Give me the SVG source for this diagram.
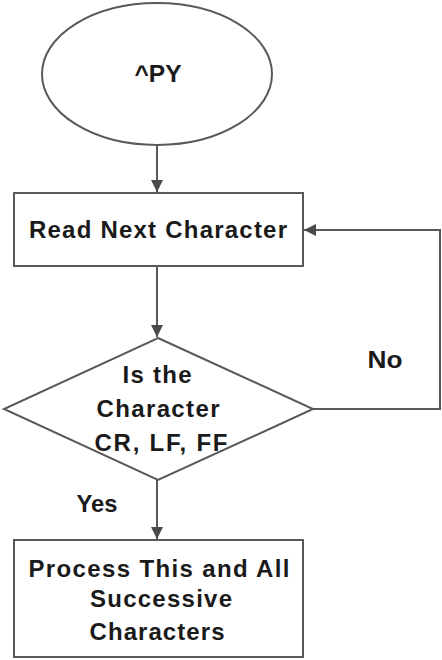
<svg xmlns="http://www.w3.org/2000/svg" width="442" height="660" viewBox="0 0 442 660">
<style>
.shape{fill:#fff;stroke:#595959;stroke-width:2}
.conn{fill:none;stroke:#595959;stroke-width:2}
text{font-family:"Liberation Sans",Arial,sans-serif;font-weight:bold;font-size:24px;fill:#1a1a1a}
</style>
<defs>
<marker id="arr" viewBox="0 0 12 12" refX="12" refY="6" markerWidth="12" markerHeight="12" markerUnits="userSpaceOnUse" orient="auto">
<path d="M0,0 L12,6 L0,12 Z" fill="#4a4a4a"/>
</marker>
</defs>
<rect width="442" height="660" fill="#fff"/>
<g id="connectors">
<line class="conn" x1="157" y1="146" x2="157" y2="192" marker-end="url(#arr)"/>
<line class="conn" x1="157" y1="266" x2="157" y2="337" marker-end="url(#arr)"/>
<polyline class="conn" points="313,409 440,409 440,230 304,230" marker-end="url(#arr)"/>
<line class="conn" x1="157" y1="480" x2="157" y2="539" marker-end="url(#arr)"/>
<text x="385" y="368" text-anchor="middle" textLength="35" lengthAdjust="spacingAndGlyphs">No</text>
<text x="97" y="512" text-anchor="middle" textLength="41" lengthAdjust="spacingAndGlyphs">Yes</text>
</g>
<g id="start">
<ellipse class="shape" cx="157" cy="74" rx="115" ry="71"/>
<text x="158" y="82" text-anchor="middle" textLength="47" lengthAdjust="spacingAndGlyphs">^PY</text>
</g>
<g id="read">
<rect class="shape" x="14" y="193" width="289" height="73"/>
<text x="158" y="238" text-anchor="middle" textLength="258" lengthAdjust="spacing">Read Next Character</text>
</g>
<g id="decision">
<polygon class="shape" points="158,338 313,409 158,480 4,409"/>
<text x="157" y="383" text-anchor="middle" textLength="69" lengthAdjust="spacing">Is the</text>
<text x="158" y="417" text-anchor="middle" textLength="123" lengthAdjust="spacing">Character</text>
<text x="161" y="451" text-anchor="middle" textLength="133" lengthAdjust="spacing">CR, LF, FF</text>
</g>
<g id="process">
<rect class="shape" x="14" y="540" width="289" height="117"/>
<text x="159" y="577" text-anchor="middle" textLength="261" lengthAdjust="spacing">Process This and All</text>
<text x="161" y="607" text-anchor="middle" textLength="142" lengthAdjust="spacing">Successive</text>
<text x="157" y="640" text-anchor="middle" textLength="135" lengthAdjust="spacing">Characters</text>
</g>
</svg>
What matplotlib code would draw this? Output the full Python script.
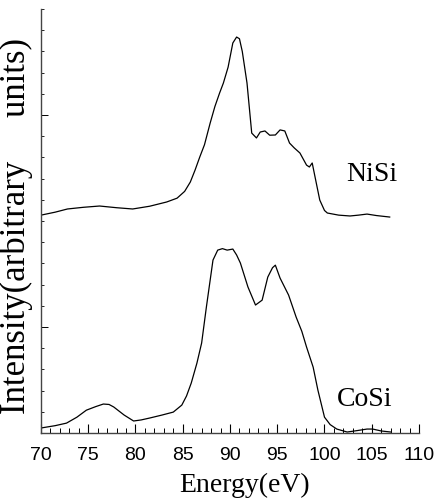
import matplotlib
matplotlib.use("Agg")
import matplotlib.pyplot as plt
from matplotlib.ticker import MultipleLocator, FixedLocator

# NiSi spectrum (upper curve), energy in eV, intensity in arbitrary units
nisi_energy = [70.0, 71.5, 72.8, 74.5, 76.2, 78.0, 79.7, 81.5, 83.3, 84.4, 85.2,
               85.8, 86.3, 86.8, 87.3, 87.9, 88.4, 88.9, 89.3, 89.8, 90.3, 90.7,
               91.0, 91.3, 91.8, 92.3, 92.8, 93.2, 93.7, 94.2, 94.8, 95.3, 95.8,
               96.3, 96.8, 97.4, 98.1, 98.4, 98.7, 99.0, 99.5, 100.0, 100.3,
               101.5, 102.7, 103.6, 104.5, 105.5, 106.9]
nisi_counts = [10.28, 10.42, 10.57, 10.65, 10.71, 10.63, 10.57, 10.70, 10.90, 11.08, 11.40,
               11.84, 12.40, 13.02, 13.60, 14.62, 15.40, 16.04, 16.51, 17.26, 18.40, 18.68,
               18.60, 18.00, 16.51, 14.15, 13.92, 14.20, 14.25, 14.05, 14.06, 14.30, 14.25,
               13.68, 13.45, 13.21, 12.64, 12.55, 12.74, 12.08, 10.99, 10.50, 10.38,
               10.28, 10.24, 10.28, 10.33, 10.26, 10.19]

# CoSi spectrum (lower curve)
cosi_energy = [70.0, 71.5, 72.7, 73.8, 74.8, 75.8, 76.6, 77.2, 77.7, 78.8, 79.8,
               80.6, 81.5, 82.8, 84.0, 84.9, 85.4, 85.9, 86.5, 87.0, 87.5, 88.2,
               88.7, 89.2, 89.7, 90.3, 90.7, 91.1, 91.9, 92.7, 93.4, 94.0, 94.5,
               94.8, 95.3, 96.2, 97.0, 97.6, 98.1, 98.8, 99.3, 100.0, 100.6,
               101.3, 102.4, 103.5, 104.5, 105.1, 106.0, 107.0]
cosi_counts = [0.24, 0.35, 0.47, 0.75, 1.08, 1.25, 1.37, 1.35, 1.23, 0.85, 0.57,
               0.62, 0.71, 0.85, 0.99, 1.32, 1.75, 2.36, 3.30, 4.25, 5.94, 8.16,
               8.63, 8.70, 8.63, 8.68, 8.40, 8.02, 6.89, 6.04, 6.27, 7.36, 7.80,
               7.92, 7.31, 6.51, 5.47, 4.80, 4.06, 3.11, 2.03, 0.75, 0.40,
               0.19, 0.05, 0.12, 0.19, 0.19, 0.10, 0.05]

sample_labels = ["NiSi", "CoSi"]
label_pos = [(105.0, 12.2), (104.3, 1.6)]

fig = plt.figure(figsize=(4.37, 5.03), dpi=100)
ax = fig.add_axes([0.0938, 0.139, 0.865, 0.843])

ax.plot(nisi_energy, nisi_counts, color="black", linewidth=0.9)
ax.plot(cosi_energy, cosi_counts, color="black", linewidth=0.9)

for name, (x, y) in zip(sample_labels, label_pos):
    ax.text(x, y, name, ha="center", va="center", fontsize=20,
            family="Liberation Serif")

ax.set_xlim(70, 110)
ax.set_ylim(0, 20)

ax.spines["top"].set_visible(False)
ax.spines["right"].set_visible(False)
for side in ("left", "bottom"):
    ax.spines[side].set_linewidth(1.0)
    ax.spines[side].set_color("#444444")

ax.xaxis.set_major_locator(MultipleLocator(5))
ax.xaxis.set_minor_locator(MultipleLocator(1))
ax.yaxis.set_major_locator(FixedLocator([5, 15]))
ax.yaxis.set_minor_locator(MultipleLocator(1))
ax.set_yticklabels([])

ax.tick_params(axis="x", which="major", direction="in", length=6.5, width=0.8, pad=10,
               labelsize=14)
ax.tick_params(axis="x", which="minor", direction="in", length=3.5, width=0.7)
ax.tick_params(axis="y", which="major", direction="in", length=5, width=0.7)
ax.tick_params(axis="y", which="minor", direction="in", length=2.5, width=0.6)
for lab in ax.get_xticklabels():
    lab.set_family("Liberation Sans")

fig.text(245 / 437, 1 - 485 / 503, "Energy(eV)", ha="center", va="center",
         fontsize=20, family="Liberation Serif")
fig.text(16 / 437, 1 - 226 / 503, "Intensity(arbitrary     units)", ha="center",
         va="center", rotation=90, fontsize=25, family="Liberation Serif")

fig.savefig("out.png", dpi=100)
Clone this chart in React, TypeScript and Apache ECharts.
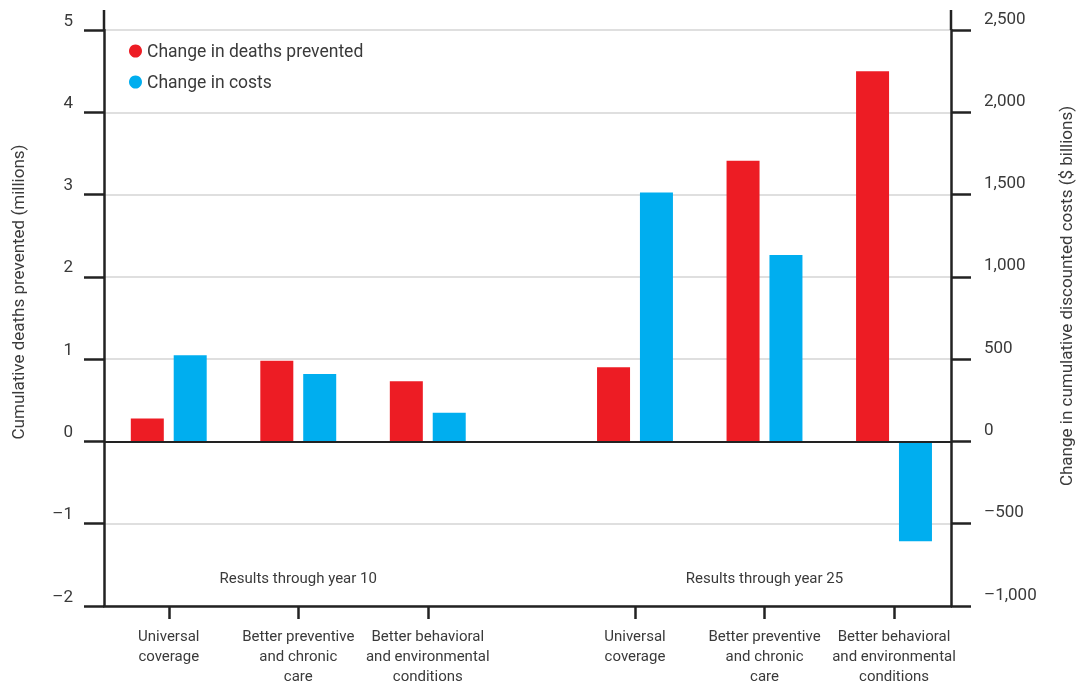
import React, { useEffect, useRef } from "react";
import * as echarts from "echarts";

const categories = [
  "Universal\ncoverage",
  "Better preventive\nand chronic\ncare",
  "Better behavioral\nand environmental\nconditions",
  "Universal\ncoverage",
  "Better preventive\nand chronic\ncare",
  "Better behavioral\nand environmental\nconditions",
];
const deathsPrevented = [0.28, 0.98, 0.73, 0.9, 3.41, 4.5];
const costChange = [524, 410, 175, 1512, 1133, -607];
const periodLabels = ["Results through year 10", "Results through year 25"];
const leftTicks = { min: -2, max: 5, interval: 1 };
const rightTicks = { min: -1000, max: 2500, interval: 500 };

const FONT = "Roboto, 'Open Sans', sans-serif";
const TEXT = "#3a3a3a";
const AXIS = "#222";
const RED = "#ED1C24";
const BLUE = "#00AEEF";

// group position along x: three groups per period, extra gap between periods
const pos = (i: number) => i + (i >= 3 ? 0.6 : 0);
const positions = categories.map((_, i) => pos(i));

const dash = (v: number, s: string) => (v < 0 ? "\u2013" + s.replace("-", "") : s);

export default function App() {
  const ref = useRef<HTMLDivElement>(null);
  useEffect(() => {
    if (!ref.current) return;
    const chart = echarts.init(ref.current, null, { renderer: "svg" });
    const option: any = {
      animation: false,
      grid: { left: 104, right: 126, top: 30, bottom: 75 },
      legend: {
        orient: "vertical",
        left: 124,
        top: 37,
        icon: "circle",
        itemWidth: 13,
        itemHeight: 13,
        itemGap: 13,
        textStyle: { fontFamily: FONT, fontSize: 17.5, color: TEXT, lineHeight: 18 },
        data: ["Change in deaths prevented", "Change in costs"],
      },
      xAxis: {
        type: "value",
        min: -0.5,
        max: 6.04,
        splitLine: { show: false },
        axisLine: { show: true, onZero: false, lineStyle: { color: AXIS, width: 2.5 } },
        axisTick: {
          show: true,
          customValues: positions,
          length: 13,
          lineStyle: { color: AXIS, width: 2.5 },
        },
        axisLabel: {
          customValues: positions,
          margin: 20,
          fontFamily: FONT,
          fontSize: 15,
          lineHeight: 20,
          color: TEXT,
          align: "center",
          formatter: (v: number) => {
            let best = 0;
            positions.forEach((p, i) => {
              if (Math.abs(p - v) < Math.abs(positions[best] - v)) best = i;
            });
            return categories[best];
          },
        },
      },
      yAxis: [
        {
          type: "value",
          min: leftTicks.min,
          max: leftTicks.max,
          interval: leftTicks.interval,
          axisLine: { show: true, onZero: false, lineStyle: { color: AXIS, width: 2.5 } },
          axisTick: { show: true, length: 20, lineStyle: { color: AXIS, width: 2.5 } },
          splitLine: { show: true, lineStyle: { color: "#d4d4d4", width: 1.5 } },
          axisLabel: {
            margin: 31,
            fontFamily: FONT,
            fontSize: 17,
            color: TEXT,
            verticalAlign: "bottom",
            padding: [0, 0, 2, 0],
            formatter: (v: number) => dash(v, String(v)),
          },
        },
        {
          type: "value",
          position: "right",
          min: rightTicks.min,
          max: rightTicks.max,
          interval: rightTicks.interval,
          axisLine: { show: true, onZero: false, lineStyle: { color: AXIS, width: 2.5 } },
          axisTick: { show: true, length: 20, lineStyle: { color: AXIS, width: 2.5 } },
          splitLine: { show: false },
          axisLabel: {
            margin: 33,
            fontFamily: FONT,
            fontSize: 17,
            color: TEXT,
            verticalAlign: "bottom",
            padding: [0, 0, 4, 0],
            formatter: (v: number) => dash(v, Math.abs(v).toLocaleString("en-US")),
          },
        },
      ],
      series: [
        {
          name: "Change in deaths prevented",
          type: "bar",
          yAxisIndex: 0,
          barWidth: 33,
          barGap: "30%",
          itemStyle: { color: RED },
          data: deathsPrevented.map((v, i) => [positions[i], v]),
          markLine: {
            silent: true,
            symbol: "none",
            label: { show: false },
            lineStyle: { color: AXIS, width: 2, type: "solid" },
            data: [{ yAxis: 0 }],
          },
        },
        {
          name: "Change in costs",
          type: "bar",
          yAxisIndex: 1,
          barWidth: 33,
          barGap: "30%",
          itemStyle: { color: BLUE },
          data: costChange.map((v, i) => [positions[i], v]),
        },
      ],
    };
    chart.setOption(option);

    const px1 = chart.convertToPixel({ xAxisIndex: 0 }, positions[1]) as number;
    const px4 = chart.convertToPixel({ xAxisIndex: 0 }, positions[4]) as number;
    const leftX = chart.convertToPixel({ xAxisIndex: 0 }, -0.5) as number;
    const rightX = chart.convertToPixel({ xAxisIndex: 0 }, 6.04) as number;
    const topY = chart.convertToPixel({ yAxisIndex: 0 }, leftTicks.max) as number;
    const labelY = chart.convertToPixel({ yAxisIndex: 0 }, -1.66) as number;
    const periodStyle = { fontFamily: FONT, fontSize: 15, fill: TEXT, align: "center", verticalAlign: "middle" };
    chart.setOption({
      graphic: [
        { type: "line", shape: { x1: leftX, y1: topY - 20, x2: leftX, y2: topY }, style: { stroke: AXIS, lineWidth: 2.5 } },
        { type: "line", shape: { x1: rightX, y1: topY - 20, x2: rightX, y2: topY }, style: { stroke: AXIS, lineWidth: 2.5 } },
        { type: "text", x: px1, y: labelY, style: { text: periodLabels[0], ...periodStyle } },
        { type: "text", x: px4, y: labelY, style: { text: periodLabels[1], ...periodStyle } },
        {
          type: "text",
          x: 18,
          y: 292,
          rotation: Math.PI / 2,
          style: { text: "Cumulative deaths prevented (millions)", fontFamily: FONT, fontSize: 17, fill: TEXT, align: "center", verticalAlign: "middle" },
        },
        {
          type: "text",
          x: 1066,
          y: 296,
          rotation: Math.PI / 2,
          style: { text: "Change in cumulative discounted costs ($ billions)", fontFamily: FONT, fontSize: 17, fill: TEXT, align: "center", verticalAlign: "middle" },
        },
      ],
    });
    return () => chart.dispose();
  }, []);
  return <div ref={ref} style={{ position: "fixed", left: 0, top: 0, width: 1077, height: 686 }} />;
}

________________

Problem to solve »
Start at the line containing "What matplotlib code" and stop at the line containing "from matplotlib.ticker import"; transcribe those lines exactly, skipping pictures.

Written solution »
What matplotlib code would draw this? Output the full Python script.
import matplotlib
matplotlib.use("Agg")
import matplotlib.pyplot as plt
from matplotlib.ticker import MultipleLocator, FixedLocator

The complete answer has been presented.